— Your instructions —
All of the material should be reproduced exactly, with pictures left out.

Start of Source excerpt

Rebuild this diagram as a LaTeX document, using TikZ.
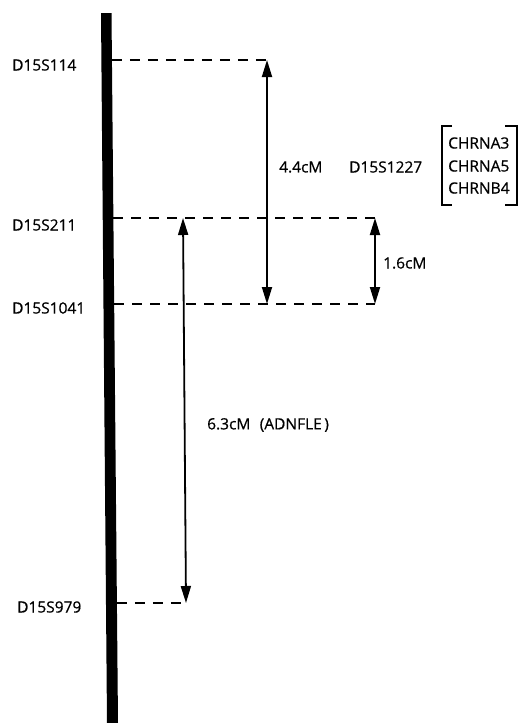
\documentclass[tikz,border=0pt]{standalone}
\usepackage{fontspec}
\setmainfont{Open Sans}[FakeBold=0.6]
\newfontfamily\lblfont{Open Sans}[FakeBold=0.6]
\usetikzlibrary{arrows.meta}
\begin{document}
\begin{tikzpicture}[x=1pt,y=-1pt,
 lbl/.style={anchor=west,inner sep=0pt,font=\lblfont\fontsize{15.5}{18}\selectfont},
 dashline/.style={line width=2.3pt,dash pattern=on 10pt off 8pt},
 dimarrow/.style={line width=1.8pt,{Triangle[length=17pt,width=10pt]}-{Triangle[length=17pt,width=10pt]}},
 brk/.style={line width=2pt}]
\useasboundingbox (0,0) rectangle (519,723);
% chromosome bar
\fill (101,13) -- (111.5,13) -- (118,723) -- (107,723) -- cycle;
% bar anchor points
\coordinate (b1) at (111.9,60);
\coordinate (b2) at (113.4,218);
\coordinate (b3) at (114.2,304);
\coordinate (b4) at (116.9,603);
% arrow end points
\coordinate (a1t) at (267,60);
\coordinate (a1b) at (267,304);
\coordinate (a2t) at (375,218);
\coordinate (a2b) at (375,304);
\coordinate (a3t) at (183,218);
\coordinate (a3b) at (186,603);
% dashed marker lines
\draw[dashline] (b1) -- (a1t);
\draw[dashline] (b2) -- (a2t);
\draw[dashline] (b3) -- (a2b);
\draw[dashline] (b4) -- (a3b);
% distance arrows
\draw[dimarrow] (a1t) -- (a1b);
\draw[dimarrow] (a2t) -- (a2b);
\draw[dimarrow] (a3t) -- (a3b);
% marker labels
\node[lbl] (m1) at (12,65) {D15S114};
\node[lbl] (m2) at (12,225) {D15S211};
\node[lbl] (m3) at (12,308) {D15S1041};
\node[lbl] (m4) at (17,607) {D15S979};
% distance labels
\node[lbl] (d1) at (279,167) {4.4cM};
\node[lbl] (d2) at (383,263) {1.6cM};
\node[lbl] (d3) at (207,425) {6.3cM\hspace{0.6em}(ADNFLE\,)};
\node[lbl] (m5) at (349,167) {D15S1227};
% gene list
\node[lbl] (g1) at (448,143) {CHRNA3};
\node[lbl] (g2) at (448,166) {CHRNA5};
\node[lbl] (g3) at (448,188) {CHRNB4};
\draw[brk] (452,126) -- (442,126) -- (442,205) -- (452,205);
\draw[brk] (505,126) -- (517,126) -- (517,205) -- (505,205);
\end{tikzpicture}
\end{document}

End of Source excerpt

— Problem solution —
Rebuild this diagram as a LaTeX document, using TikZ.
\documentclass[tikz,border=0pt]{standalone}
\usepackage{fontspec}
\setmainfont{Open Sans}[FakeBold=0.6]
\newfontfamily\lblfont{Open Sans}[FakeBold=0.6]
\usetikzlibrary{arrows.meta}
\begin{document}
\begin{tikzpicture}[x=1pt,y=-1pt,
 lbl/.style={anchor=west,inner sep=0pt,font=\lblfont\fontsize{15.5}{18}\selectfont},
 dashline/.style={line width=2.3pt,dash pattern=on 10pt off 8pt},
 dimarrow/.style={line width=1.8pt,{Triangle[length=17pt,width=10pt]}-{Triangle[length=17pt,width=10pt]}},
 brk/.style={line width=2pt}]
\useasboundingbox (0,0) rectangle (519,723);
% chromosome bar
\fill (101,13) -- (111.5,13) -- (118,723) -- (107,723) -- cycle;
% bar anchor points
\coordinate (b1) at (111.9,60);
\coordinate (b2) at (113.4,218);
\coordinate (b3) at (114.2,304);
\coordinate (b4) at (116.9,603);
% arrow end points
\coordinate (a1t) at (267,60);
\coordinate (a1b) at (267,304);
\coordinate (a2t) at (375,218);
\coordinate (a2b) at (375,304);
\coordinate (a3t) at (183,218);
\coordinate (a3b) at (186,603);
% dashed marker lines
\draw[dashline] (b1) -- (a1t);
\draw[dashline] (b2) -- (a2t);
\draw[dashline] (b3) -- (a2b);
\draw[dashline] (b4) -- (a3b);
% distance arrows
\draw[dimarrow] (a1t) -- (a1b);
\draw[dimarrow] (a2t) -- (a2b);
\draw[dimarrow] (a3t) -- (a3b);
% marker labels
\node[lbl] (m1) at (12,65) {D15S114};
\node[lbl] (m2) at (12,225) {D15S211};
\node[lbl] (m3) at (12,308) {D15S1041};
\node[lbl] (m4) at (17,607) {D15S979};
% distance labels
\node[lbl] (d1) at (279,167) {4.4cM};
\node[lbl] (d2) at (383,263) {1.6cM};
\node[lbl] (d3) at (207,425) {6.3cM\hspace{0.6em}(ADNFLE\,)};
\node[lbl] (m5) at (349,167) {D15S1227};
% gene list
\node[lbl] (g1) at (448,143) {CHRNA3};
\node[lbl] (g2) at (448,166) {CHRNA5};
\node[lbl] (g3) at (448,188) {CHRNB4};
\draw[brk] (452,126) -- (442,126) -- (442,205) -- (452,205);
\draw[brk] (505,126) -- (517,126) -- (517,205) -- (505,205);
\end{tikzpicture}
\end{document}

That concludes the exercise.